Desalinhado! Uma reflexão sobre imagens e bibliotecas

BGUC.png

Sempre vi estas participações breves e impressivas no “Dar corpo a Ideias” como uma outra faceta da comunicação institucional. Portanto, não-assinadas. Abro uma exceção para esta, onde sinto que a minha posição não estará completamente alinhada pela da BGUC e dos restantes colegas bibliotecários.

 

Estou muito convencido de que as bibliotecas, enquanto organizações, e os bibliotecários, enquanto “corporação”, nunca gostaram de imagens.
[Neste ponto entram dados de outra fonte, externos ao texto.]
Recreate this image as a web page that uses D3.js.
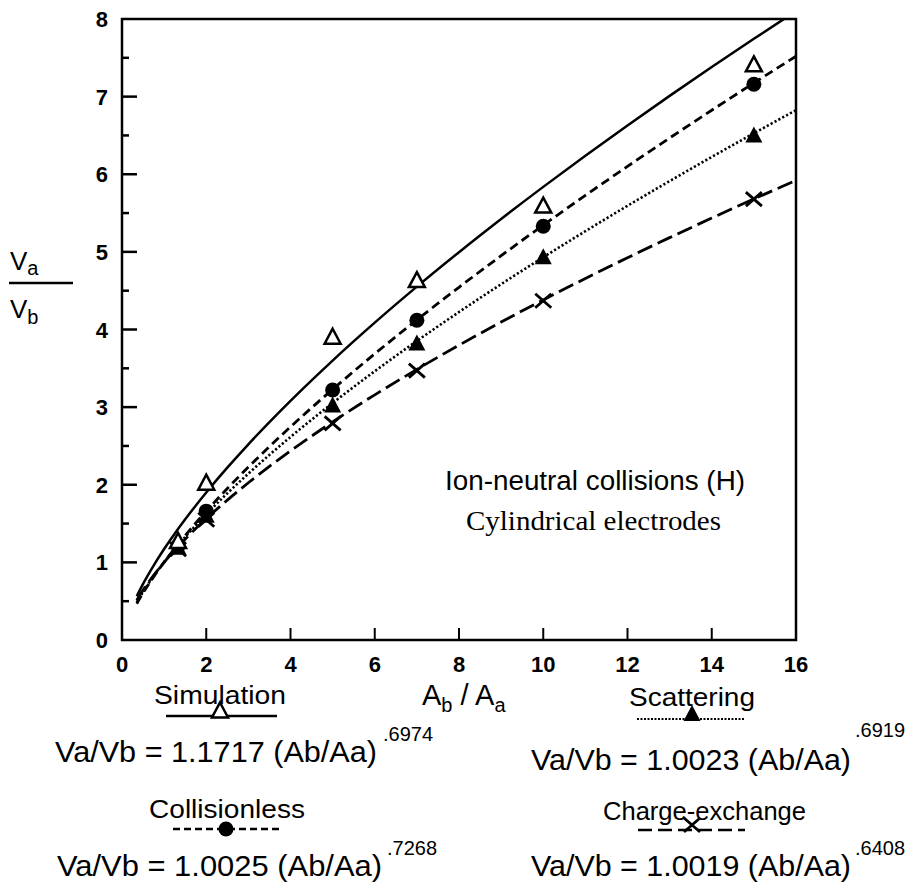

Privilegiaram sempre, compreende-se, as letras, que dominavam perfeitamente. Foram sempre gente “de letras” e desenhos eram para os iletrados: não dizemos ainda hoje “queres que te faça um desenho” quando estamos a supor que o nosso interlocutor é ignorante?

 

Deixem-me contar uma história: em 2002, o Museu Nacional de Machado de Castro fez uma exposição sobre José Contente, ignorando que a BGUC, ali a 100 metros de distância, tinha uma coleção de 93 desenhos e gravuras do pintor conimbricense. E, como podia não ignorar, se estavam por catalogar há mais de 30 anos?

 

De alguma forma, o preconceito subsiste: a iconografia foi (e é) geralmente maltratada nas bibliotecas, em geral. As nossas ferramentas profissionais não estão vocacionadas para as imagens e será bem significativo que, no que diz respeito às ISBDs, desenhos sejam “materiais-não-livro”. Porque o livro ainda é um standard desta profissão.

 

Com mais de 30 anos de trabalho em bibliotecas, aprendi duas ou três coisas:

 

1) Que os nossos Corpora de regras de catalogação são, na maior parte, inúteis porque construídos sobre pressupostos tecnológicos ultrapassados.

 

2) Que a catalogação deve ter, além da correção técnica, uma dimensão artística: há catalogações corretas que são também “elegantes” e outras, igualmente corretas, que não o são.

 

3) Que nenhuma indexação é objetiva: se tiver a sorte de não ser completamente subjetiva, ficará, pelo menos, irremediavelmente datada.

 

4) Que quando um software disser que uma imagem não são “13 homens numa mesa” mas a “Última Ceia”, o indexador humano está condenado.

 

Ora, com a Inteligência Artificial já aí estamos (and beyond!), penso eu, bibliotecário desalinhado, que por esta vez subscrevo.